Нас вызывает Таймыр? | страница 108



Вертолет ушел через перевал на северо-восток. Теперь мы в лагере остались вчетвером: Наталья Ивановна, Наташа, врач Валя, ну и я. Сперва мы свернули весь наш лагерь: убрали «мужскую» палатку и после некоторого колебания (сеанс связи у нас только через два дня, а до этого мы уже наверняка будем в Косистом) повалили антенну и законсервировали радиостанцию. Все наше имущество и самое ценное — образцы — еще раз тщательно упаковали и накрыли, как тентом, «мужской» палаткой; приборы и вещи завернули в оленьи шкуры. Затем тщательно прибрали все в лагере: закопали помойку, сверху компактно уложили пустые бочки, придавив их камнями. Теперь у нас во всем лагере осталось только две палатки: кают-компания и «женская» (в ней, если не придет вертолет, придется нынче ночевать и мне), а в них — самый необходимый минимум вещей и предметов.

Но вот все дела переделаны (изжарена картошка и испечены пирожки с печенкой), больше делать нечего. Сидим и ждем. А погода стала еще гаже: с неба сыплется дождь со снегом, облака спустились так низко, что кажется, подпрыгни и дотянешься до них рукой, и в довершение неприятностей из распадков полезла густая мерзкая мгла. Очень тревожно на душе.

В двенадцатом часу ночи, в глубоких сумерках, когда стало совершенно очевидно, что вертолет нынче на Тулай-Киряку не вернется, улеглись спать (Вале достался Люсин спальный мешок).

— Это хорошо, что вы у нас ночевать остались, Валя, — грустно шучу я, — вы у нас теперь вроде заложницы. Муж-то ваш — диспетчер в аэропорту, так что он живо ребят сюда за вами пригонит, если они напрямик вернулись в Косистый. Как только первый просвет в тучах появится, они уже будут тут как тут, помяните мое слово.

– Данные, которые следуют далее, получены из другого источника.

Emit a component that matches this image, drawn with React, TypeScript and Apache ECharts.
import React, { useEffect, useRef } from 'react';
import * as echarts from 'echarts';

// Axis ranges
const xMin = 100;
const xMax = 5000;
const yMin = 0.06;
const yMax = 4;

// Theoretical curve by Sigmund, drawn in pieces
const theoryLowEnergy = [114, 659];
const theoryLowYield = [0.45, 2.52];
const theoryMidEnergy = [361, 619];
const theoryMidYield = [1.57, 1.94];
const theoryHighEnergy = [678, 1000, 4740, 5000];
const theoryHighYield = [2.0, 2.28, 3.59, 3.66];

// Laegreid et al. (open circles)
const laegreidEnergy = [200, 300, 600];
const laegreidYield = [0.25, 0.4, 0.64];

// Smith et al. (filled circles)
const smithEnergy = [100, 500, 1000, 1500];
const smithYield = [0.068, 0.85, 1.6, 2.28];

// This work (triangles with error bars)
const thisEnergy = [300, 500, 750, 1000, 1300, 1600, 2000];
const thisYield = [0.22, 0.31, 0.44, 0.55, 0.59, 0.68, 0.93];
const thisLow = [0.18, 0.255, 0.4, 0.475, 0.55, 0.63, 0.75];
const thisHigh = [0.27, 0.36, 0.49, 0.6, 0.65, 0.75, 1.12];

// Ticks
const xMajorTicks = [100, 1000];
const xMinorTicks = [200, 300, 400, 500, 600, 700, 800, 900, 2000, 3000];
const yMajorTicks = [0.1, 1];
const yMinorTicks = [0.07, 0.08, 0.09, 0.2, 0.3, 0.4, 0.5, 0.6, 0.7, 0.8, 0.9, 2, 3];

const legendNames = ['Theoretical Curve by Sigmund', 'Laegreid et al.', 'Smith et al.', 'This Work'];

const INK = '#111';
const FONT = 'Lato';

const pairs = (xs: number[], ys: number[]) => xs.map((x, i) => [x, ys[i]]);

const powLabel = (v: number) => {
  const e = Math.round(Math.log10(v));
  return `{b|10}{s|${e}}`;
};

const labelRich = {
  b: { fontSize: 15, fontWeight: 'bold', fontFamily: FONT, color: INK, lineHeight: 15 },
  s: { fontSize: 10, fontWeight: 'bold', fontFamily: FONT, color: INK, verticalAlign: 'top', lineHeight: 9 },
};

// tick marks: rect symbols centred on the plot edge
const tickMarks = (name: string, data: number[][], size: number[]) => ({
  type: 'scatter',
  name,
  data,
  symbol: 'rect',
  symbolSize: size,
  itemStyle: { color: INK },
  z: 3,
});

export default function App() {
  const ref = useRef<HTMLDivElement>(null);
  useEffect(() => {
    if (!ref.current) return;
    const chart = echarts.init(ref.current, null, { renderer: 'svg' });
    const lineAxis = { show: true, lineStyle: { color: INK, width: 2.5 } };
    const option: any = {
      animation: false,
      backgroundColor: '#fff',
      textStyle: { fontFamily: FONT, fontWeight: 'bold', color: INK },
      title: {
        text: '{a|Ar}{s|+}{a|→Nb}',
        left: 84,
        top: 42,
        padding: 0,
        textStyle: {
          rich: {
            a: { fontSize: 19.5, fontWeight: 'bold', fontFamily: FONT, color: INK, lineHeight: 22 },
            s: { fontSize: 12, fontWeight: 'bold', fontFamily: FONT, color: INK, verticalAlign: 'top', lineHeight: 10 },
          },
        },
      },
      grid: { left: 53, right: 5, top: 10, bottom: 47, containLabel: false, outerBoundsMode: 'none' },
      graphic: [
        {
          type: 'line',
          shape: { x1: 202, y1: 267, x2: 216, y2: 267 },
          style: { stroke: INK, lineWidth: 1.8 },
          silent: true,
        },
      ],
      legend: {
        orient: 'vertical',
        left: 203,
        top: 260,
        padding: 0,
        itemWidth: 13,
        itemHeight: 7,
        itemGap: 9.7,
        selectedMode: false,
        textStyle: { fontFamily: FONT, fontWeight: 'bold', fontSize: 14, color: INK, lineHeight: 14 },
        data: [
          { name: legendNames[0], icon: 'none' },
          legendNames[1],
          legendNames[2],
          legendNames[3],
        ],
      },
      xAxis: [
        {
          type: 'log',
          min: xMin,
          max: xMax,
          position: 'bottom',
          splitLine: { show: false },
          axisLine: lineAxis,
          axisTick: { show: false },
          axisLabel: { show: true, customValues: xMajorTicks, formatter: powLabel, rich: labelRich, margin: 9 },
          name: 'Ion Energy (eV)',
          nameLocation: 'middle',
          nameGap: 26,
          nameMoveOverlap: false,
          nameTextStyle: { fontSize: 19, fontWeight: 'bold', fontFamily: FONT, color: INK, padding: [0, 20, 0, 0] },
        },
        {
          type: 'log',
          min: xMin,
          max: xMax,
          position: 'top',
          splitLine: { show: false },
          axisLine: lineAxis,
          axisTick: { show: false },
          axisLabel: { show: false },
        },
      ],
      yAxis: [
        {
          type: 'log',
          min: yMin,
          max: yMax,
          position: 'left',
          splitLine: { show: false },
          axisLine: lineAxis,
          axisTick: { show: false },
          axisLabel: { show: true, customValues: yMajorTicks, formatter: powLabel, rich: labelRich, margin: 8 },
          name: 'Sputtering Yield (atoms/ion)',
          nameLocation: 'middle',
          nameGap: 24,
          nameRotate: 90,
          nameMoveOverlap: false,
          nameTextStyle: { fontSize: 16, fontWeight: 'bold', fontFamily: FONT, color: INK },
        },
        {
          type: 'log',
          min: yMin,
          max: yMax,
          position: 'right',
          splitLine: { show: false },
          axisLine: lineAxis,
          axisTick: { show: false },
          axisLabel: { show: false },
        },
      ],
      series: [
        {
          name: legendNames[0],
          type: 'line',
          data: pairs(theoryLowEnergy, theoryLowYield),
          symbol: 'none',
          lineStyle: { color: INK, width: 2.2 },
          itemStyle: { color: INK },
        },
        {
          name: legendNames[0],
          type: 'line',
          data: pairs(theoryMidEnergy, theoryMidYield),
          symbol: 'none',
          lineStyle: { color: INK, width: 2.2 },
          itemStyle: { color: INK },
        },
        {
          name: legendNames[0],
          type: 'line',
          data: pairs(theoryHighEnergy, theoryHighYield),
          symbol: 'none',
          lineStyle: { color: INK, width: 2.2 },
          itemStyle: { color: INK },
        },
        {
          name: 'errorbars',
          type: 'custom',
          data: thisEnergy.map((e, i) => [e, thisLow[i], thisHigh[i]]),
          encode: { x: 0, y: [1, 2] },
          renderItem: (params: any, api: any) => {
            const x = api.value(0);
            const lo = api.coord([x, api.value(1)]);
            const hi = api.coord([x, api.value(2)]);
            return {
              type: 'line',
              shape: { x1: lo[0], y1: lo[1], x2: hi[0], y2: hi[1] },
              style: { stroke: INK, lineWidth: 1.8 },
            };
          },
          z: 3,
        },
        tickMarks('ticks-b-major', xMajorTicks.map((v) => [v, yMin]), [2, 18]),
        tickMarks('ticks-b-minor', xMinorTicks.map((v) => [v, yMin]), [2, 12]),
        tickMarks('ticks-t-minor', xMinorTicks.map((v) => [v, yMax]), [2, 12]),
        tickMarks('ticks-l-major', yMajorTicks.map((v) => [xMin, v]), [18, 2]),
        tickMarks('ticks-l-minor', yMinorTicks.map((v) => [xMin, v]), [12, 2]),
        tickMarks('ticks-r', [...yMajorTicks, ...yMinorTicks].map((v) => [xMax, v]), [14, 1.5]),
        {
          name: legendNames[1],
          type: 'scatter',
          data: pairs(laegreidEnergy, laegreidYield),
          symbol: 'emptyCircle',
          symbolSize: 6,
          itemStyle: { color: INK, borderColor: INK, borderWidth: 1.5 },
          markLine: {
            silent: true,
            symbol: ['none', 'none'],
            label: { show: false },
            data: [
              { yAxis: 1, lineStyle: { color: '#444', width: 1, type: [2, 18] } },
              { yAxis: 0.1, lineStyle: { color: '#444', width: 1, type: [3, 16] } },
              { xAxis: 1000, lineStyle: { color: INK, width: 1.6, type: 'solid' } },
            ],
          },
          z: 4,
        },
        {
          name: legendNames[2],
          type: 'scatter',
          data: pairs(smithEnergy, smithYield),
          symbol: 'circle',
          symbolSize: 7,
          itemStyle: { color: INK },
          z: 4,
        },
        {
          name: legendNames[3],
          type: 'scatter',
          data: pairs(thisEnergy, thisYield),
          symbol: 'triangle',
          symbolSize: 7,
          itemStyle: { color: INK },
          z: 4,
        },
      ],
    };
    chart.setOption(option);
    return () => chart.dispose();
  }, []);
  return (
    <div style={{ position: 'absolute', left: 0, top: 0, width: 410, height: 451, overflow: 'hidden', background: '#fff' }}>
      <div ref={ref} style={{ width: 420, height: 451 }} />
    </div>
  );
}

Почти до самого утра я ворочался: сон не шел ко мне (да, похоже, и не только ко мне). Думы одолевали меня: отчего не вернулись к нам в лагерь вертолетчики? нашли они наших ребят? где они сейчас и что с ними? что принесет нам завтрашний день?

А визиту вертолета (в такую-то погоду!) да еще и с врачом Валей на борту мы обязаны вот чем. Оказывается, вчера вечером челюскинский радист, передавая нашу радиограмму в Хатангский райком партии, поставил перед нею знак «ЬЬЬ», то есть внутрисоюзный «SOS». Мы, правда, его об этом не просили, но он посчитал, что содержание радиограммы такого знака требовало. А по инструкции отряд, оказавшийся в бедственном положении и пославший внутрисоюзный «SOS» — «ЬЬЬ», имеет право через сутки послать и натуральный, международный «SOS». И тогда по соглашению стран Арктического бассейна любой самолет любой страны имеет право (и даже обязан!) прийти на помощь терпящему бедствие отряду. И никто этот самолет права задержать не имеет при пересечении им границ. Кстати, несколько раз на Таймыре такие случаи уже бывали. Разумеется, и в Штатах, и в Канаде такой возможности не упустят ни за что: едва заслышав «SOS», летят они в наши северные просторы с одеждой, едой, медикаментами и репортерами (а по дороге, как я полагаю, выполняют и кое-какую другую работу, более деликатного свойства); мало того, заслышав наш «ЬЬЬ», они уже на всякий случай начинают греть моторы у самолетов. А кому потом за это по шапке (из наших, разумеется, товарищей)? С начальника отряда взятки гладки: он действовал по инструкции. Ну, ежели он партийный, так по этой линии, может, какой выговор и схлопочет, а беспартийному и вовсе ничего (выговор — за политическую близорукость). А вот уж верхушка авиаотряда полетит вверх тормашками, только ахнуть успеешь. Да и райком партии, пожалуй, тоже.